「子どもがなかなか勉強を頑張らない」という悩みは、多くの親が抱える共通の課題です。小児精神科医であり3児の母でもある内田舞氏のもとにも、子どもが「勉強でやる気を出すにはどうすればよいか」という相談が多数寄せられると言います。本記事では、子どもの「学び」に対する考え方や、親が取り入れられる具体的な工夫について、内田氏の著書から一部を抜粋・編集し、解説します。
勉強への「やる気が出ない」背景:子どもの視点と親の役割
親御さんからの勉強に関する相談は、成績向上だけでなく、「なかなか頑張らない」「すぐにあきらめる」「根気が続かない」といった、子どもの勉強に対する姿勢や気持ちの面に集中しています。多くの子どもにとって、全ての教科を好きになることは難しく、「何のために勉強するのか」という目的も漠然としているのが現状です。友達と遊ぶことやゲーム、漫画など「目の前の楽しいこと」に興味が向くのは自然なことであり、勉強のように長期的な積み重ねが必要なものに目を向けさせるのは容易ではありません。
大人は自身の経験から「頑張れば将来どうなるか」という見通しをある程度持っていますが、子どもはその時間軸や経験値が異なります。彼らはどうしても「今、この瞬間にやりたいか、やりたくないか」という気持ちを重視しがちです。しかし、この気持ちを頭ごなしに否定するべきではないと内田氏は語ります。
内田氏自身も、小児精神科の専門医になるための大変な試験勉強や、3年ごとの更新試験で大量の論文を読む必要があり、自身の専門分野であっても「つまらない、やりたくない」と感じることがあると言います。
机に向かって勉強する子どものイメージ
親が「私も子どもの頃は嫌だったけど我慢してやったから、あなたもやりなさい」と突き放すのではなく、「私も勉強は嫌いだったし、今でも辛いと思う。あなたも同じ気持ちだよね」と、子どもの「大変だよね」という気持ちに寄り添い、共感する姿勢が大切です。この共感こそが、子どもがやる気を出すための第一歩となるでしょう。
受験文化が影響?「学びの楽しさ」を見失う日本の教育
大人になって子どもの頃を振り返ると、日本の学校教育、特に勉強は受験文化の影響を強く受けていると感じるかもしれません。本来、勉強とは、未知の事柄に出会い、興味を持ったことを追求する、大変でありながらも楽しい営みであるはずです。

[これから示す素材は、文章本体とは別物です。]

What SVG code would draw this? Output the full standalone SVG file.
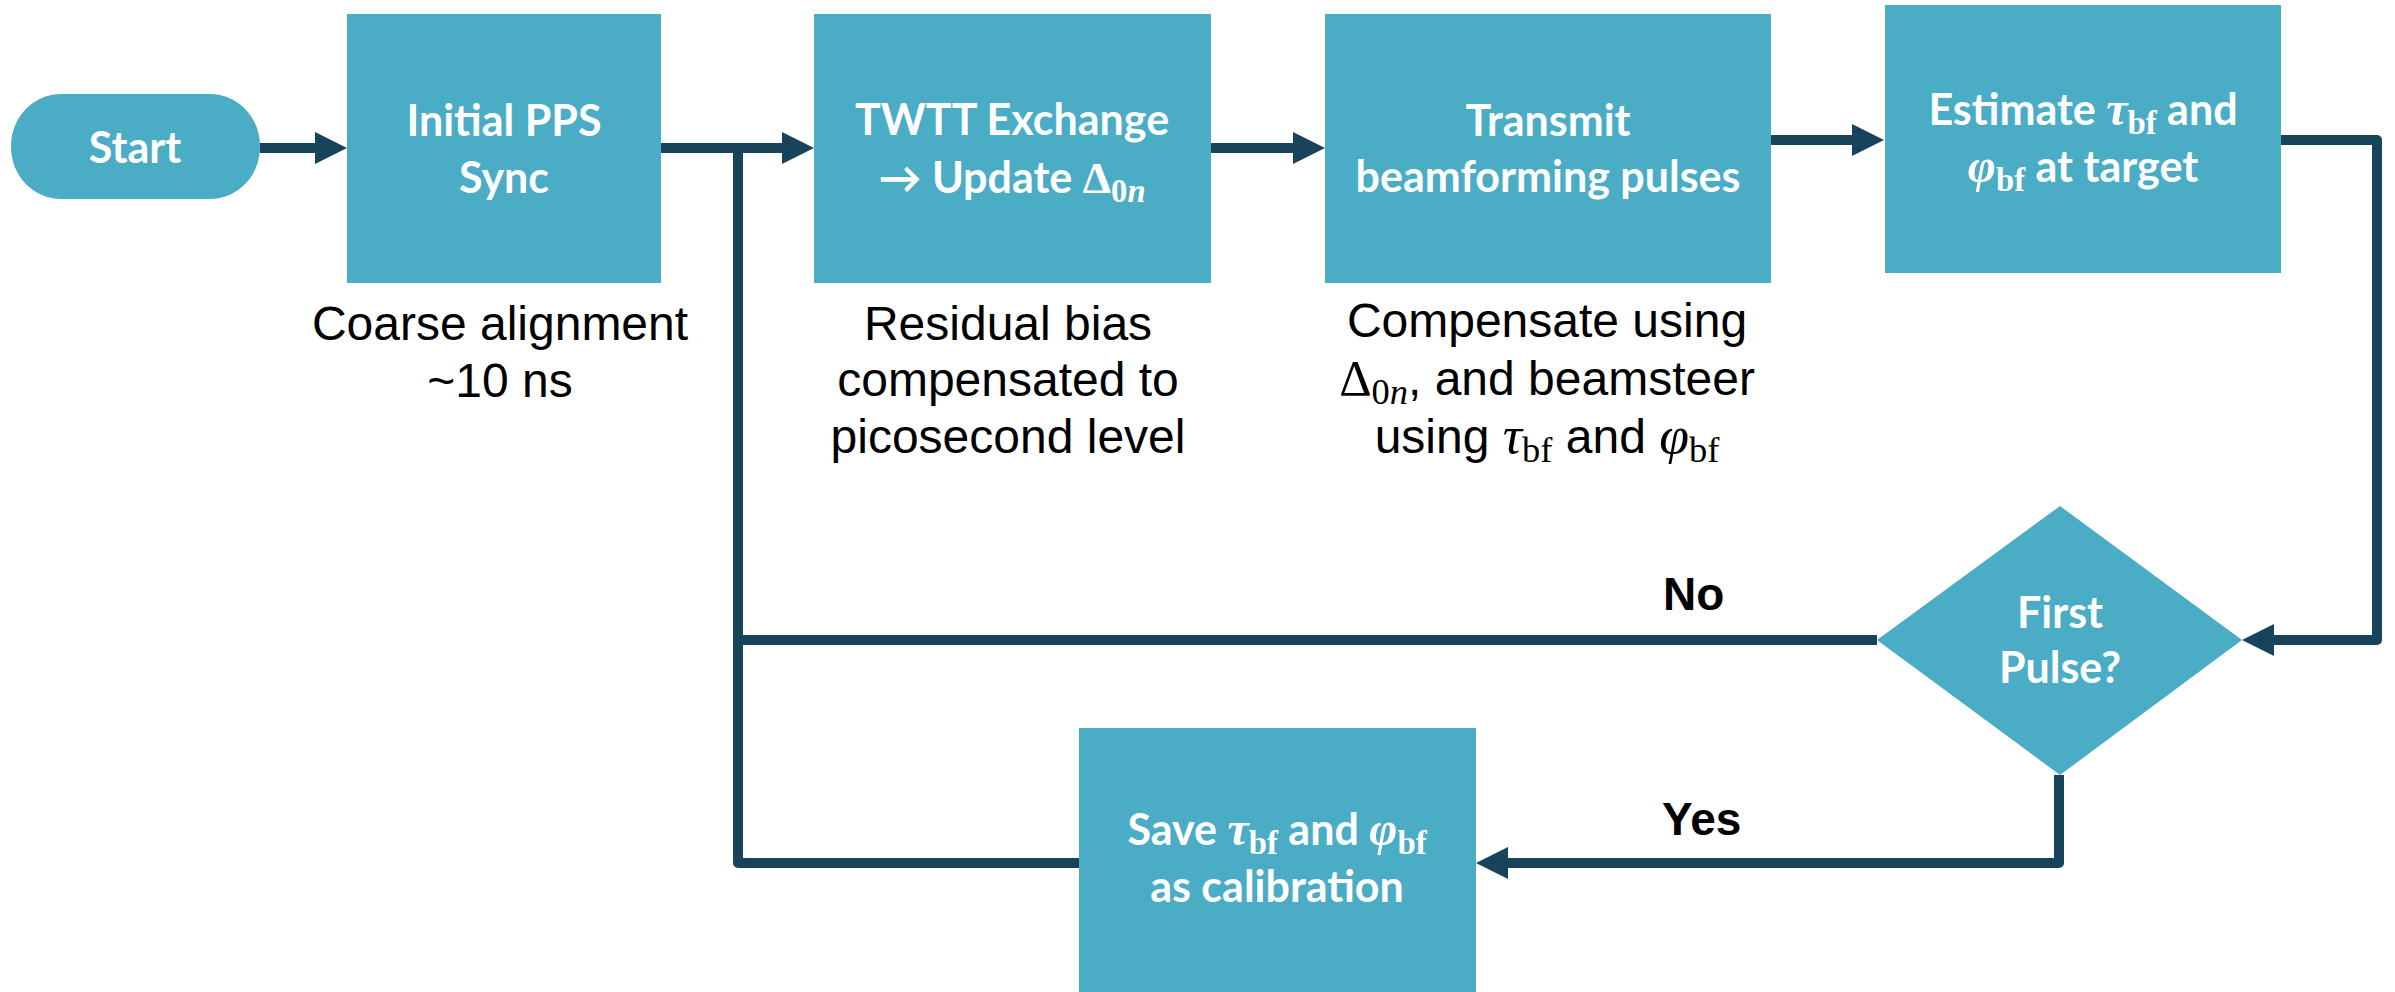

しかし、変化の兆しはあるものの、現状では受験を視野に入れた勉強は、与えられた情報を記憶することが中心になりがちです。本来、人はそれぞれの興味やタイミングに応じて社会に貢献できるはずですが、受験勉強では「決められた受験日に、与えられた問題を時間内に解けるか」という軸で価値が判断されてしまう傾向があります。
学校で教えられる教科以外にも、学んでみると楽しいことはたくさんあるにもかかわらず、現代の子どもたちは、学校の教科だけを頑張ることを求められがちです。これは、学びの本質である「探求する喜び」を見失わせる原因にもなりかねません。
まとめ:共感から始まる子どもの学習意欲
子どもが勉強にやる気を見せない時、その背景には、大人とは異なる時間軸や興味の対象、そして日本の教育システムが持つ受験文化の影響があることを理解することが重要です。親は、単に「勉強しなさい」と命じるのではなく、まず子どもの「大変だ」という気持ちに共感し、寄り添う姿勢から始めるべきです。そして、勉強が単なる記憶作業や受験のためだけでなく、未知の世界を発見し、自身の興味を追求する「楽しい営み」であることを伝え、サポートしていくことが、子どもの内なる学習意欲を引き出す鍵となるでしょう。